3.   Gangguan konsep diri berhubungan dengan kehilangan fungsi tubuh.
Tujuan :
•      Mendemonstrasikan adaptasi kesehatan, penanganan keterampilan.
Intervensi :
•      Dorong individu untuk mengekspresikan perasaan khususnya mengenai pandangan pemikiran perasaan seseorang.
•      Dorong individu untuk bertanya mengenai masalah, penanganan, perkembangan, dan prognosa kesehatan.
•      Berikan informasi yang dapat dipercaya dan perkuat informasi yang sudah diberikan.
•      Hindari kritik negatif.
•      Beri privasi dan suatu keamanan lingkungan.

3.2           Dislokasi
A.   Pengkajian
•        Identitas dan keluhan utama
•        Riwayat penyakit lalu
•        Riwayat penyakit sekarang
•        Riwayat masa pertumbuhan
•        Pemeriksaan fisik terutama masalah persendian : nyeri, deformitas, fungsiolesa misalnya: bahu tidak dapat endorotasi pada dislokasi anterior bahu.
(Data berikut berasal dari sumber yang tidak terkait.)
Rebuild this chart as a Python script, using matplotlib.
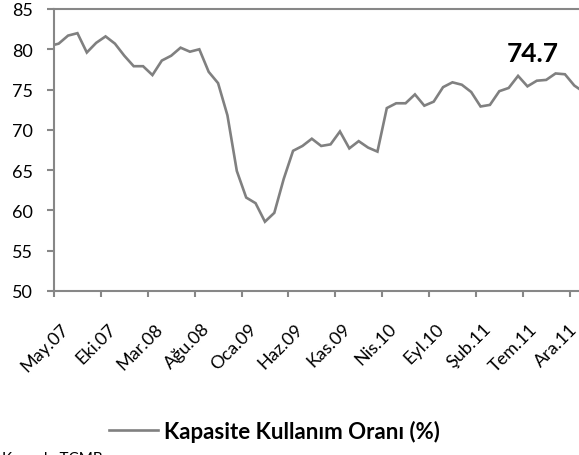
import matplotlib
matplotlib.use('Agg')

import matplotlib.pyplot as plt
import numpy as np

# Kapasite kullanim orani (%), aylik, Nis.07 - Oca.12
kko = [80.4,
       80.7, 81.7, 82.0, 79.6, 80.8, 81.6, 80.7, 79.2, 77.9, 77.9,
       76.8, 78.6, 79.2, 80.2, 79.7, 80.0, 77.2, 75.8, 71.8, 64.9,
       61.6, 60.9, 58.6, 59.7, 63.9, 67.4, 68.0, 68.9, 68.0, 68.2,
       69.8, 67.7, 68.6, 67.8, 67.3, 72.7, 73.3, 73.3, 74.4, 73.0,
       73.5, 75.3, 75.9, 75.6, 74.7, 72.9, 73.1, 74.8, 75.2, 76.7,
       75.4, 76.1, 76.2, 77.0, 76.9, 75.5, 74.7]
start_year, start_month = 2007, 4
month_names = ['Oca', 'Şub', 'Mar', 'Nis', 'May', 'Haz',
               'Tem', 'Ağu', 'Eyl', 'Eki', 'Kas', 'Ara']
last_value_label = "74.7"

labels = []
for k in range(len(kko)):
    m = (start_month - 1 + k) % 12
    yr = start_year + (start_month - 1 + k) // 12
    labels.append(f"{month_names[m]}.{yr % 100:02d}")

plt.rcParams['font.family'] = ['Lato', 'DejaVu Sans']

grey = '#878787'
fig = plt.figure(figsize=(5.79, 4.56), dpi=100)
ax = fig.add_axes([54 / 579, 1 - 292 / 456, 1 - 54 / 579, 282 / 456])

x = np.arange(len(kko))
line, = ax.plot(x, kko, color='#808080', lw=1.9, solid_joinstyle='miter',
                label='Kapasite Kullanım Oranı (%)')

ax.set_ylim(50, 85)
ax.set_yticks(np.arange(50, 86, 5))
ax.set_xlim(0.5, 56.5)

ax.tick_params(axis='x', which='major', length=4.5, width=1.5, color=grey, direction='out')
ax.tick_params(axis='x', which='minor', length=0, pad=21)
ax.tick_params(axis='y', length=5, width=1.5, color=grey, pad=10, labelsize=13)

# tick marks on category boundaries, labels on category centres
# (last one nudged so it stays inside the picture)
label_idx = np.arange(1, len(kko), 5)
ax.set_xticks(label_idx - 0.5)
ax.set_xticklabels([])
ax.set_xticks(np.clip(label_idx + 0.2, None, 55.4), minor=True)
ax.set_xticklabels([labels[i] for i in label_idx], minor=True,
                   rotation=45, ha='right', va='top',
                   rotation_mode='anchor', fontsize=13)

for s in ['left', 'bottom', 'top']:
    ax.spines[s].set_color(grey)
    ax.spines[s].set_linewidth(1.5)
ax.spines['right'].set_visible(False)

ax.text(0.912, 0.844, last_value_label, transform=ax.transAxes,
        ha='center', va='center', fontsize=19, fontweight='bold')

fig.legend(handles=[line], loc='center', bbox_to_anchor=(0.474, 0.0526),
           frameon=False, borderpad=0, handlelength=2.2, handletextpad=0.3,
           prop={'weight': 'bold', 'size': 16})

fig.text(0.003, 1 - 452.5 / 456, "Kaynak: TCMB", ha='left', va='top', fontsize=11)

fig.savefig('out.png', dpi=100)
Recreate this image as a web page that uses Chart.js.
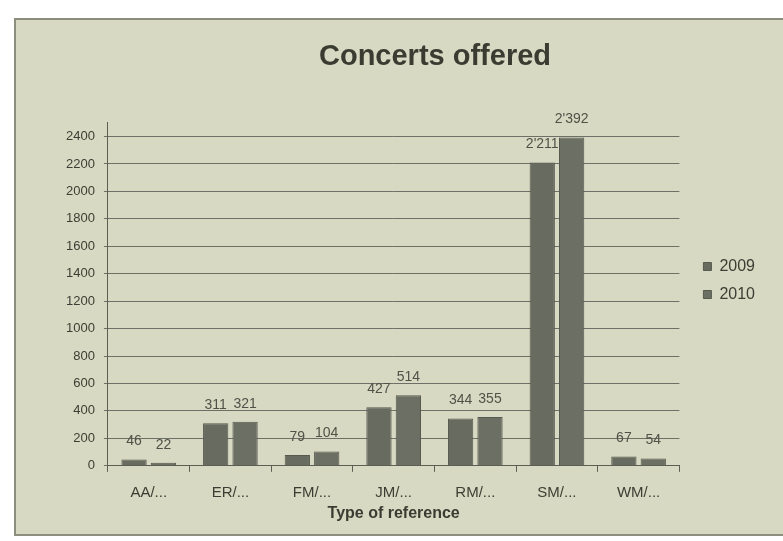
<!DOCTYPE html>
<html>
<head>
<meta charset="utf-8">
<script src="https://cdn.jsdelivr.net/npm/chart.js@4"></script>
<style>
  html, body { margin: 0; padding: 0; background: #fff; }
  #frame {
    position: absolute; left: 14px; top: 18px; width: 769px; height: 518px;
    background: #d8d9c2; border-left: 2px solid #8c8e7e; border-top: 2px solid #8c8e7e;
    border-bottom: 2px solid #8c8e7e; box-sizing: border-box;
  }
  #wrap { position: absolute; left: 0; top: 0; width: 783px; height: 541px; }
</style>
</head>
<body>
<div id="frame"></div>
<div id="wrap"><canvas id="chart" width="783" height="541"></canvas></div>
<script>
const categories = ['AA/...', 'ER/...', 'FM/...', 'JM/...', 'RM/...', 'SM/...', 'WM/...'];
const values2009 = [46, 311, 79, 427, 344, 2211, 67];
const values2010 = [22, 321, 104, 514, 355, 2392, 54];
const yTicks = [0, 200, 400, 600, 800, 1000, 1200, 1400, 1600, 1800, 2000, 2200, 2400];

const textColor = '#3c3e34';
const fam = '"Liberation Sans", Arial, sans-serif';

function fmt(v) {
  return String(v).replace(/\B(?=(\d{3})+(?!\d))/g, "'");
}

// value labels above each bar
const barLabels = {
  id: 'barLabels',
  afterDatasetsDraw(chart) {
    const ctx = chart.ctx;
    ctx.save();
    ctx.font = '14px ' + fam;
    ctx.fillStyle = '#505248';
    ctx.textAlign = 'center';
    ctx.textBaseline = 'bottom';
    chart.data.datasets.forEach((ds, i) => {
      chart.getDatasetMeta(i).data.forEach((bar, j) => {
        ctx.fillText(fmt(ds.data[j]), bar.x, bar.y - 11);
      });
    });
    ctx.restore();
  }
};

// nudge legend and title, like the original slide
const nudge = {
  id: 'nudge',
  afterLayout(chart) {
    const l = chart.legend;
    l.left += 12; l.right += 12;
    l.top += 18; l.bottom += 18;
    const t = chart.titleBlock;
    t.left += 30; t.right += 30;
  }
};

new Chart(document.getElementById('chart'), {
  type: 'bar',
  data: {
    labels: categories,
    datasets: [
      { label: '2009', data: values2009, backgroundColor: '#686b60', borderColor: '#56594e', borderWidth: 1 },
      { label: '2010', data: values2010, backgroundColor: '#6c6f64', borderColor: '#56594e', borderWidth: 1 }
    ]
  },
  options: {
    responsive: false,
    animation: false,
    layout: { padding: { left: 57, right: 30, top: 0, bottom: 16 } },
    datasets: { bar: { categoryPercentage: 0.72, barPercentage: 0.86 } },
    plugins: {
      title: {
        display: true,
        text: 'Concerts offered',
        color: '#3a3c32',
        font: { family: fam, size: 29, weight: 'bold' },
        padding: { top: 40, bottom: 48 }
      },
      legend: {
        position: 'right',
        labels: {
          color: textColor,
          font: { family: fam, size: 16 },
          boxWidth: 8, boxHeight: 8, padding: 12
        }
      },
      tooltip: { enabled: false }
    },
    scales: {
      x: {
        grid: { display: true, drawOnChartArea: false, color: '#5c5e54', tickLength: 6, offset: true },
        border: { color: '#5c5e54', width: 1 },
        ticks: { color: textColor, font: { family: fam, size: 15 }, padding: 12 },
        title: {
          display: true, text: 'Type of reference', color: '#3a3c32',
          font: { family: fam, size: 16, weight: 'bold' }, padding: { top: -10, bottom: 2 }
        }
      },
      y: {
        min: 0, max: 2500,
        afterBuildTicks: s => { s.ticks = yTicks.map(v => ({ value: v })); },
        grid: { color: '#6c7066', lineWidth: 1, tickLength: 4 },
        border: { color: '#5c5e54', width: 1 },
        ticks: { color: textColor, font: { family: fam, size: 13 }, padding: 9, callback: v => String(v) }
      }
    }
  },
  plugins: [barLabels, nudge]
});
</script>
</body>
</html>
B.      Diagnosa Keperawatan
1.     Nyeri B. D spasme otot dan kerusakan sekunder terhadap fraktur / dislokasi.
◙ Intervensi.
a.       Pertahankan tirah baring sampai dislokasi berkurang.
b.      Pertahankan traksi yang diprogramkan dan alat-alat penyokong sebagai contoh; belat, alat fiksasi eksternal atau gips.
◙ Rasional.
a.       Nyeri dan spasme otot dikontrol oleh immobilisasi.
b.      Untuk mengimmobilisasi fraktu ekstrimitas dan menurunkan nyeri.

2.      Gangguan mobilitas fisik B. D traksi atau gips.
◙ Intervensi.
•      Pada saat aktivitas diperbolehkan, tempatkan pasien pada ‘Falls Protocol ‘ sesuai dengan fasilitas protokol.
◙ Rasional.
•      Salah satu fungsi utama dari sistem skeletal ada mobilitas. Resiko jatuh meningkat apabila terdapat gangguan sistem skeletal.

3.      Defisit perawatan diri B. D traksi / gips pada ekstrimitas.
◙ Intervensi.
a.       Berikan bantuan pada AKS sesuai kebutuhan, ijinkan pasien untuk merawat diri sesuai dengan kemampuan.
b.      Setelah reduksi, tempatkan kantung plastik diatas ekstrimitas yang sakit untuk mempertahankan gips / belat / fiksasi eksternal tetap kering pada saat mandi.

◙ Rasional.
a.       AKS adalah fungsi dimana orang normal melakukannya tiap hari untuk memenuhi kebutuhan dasar, merawat masuk kebutuhan dasar orang lain membantu mempertahankan harga diri.
b.      Kantong plastik, melindungi alat-alat dari kelembaban yang berlebihan yang dapat menimbulkan infeksi dan menyebabkan melunaknya gips.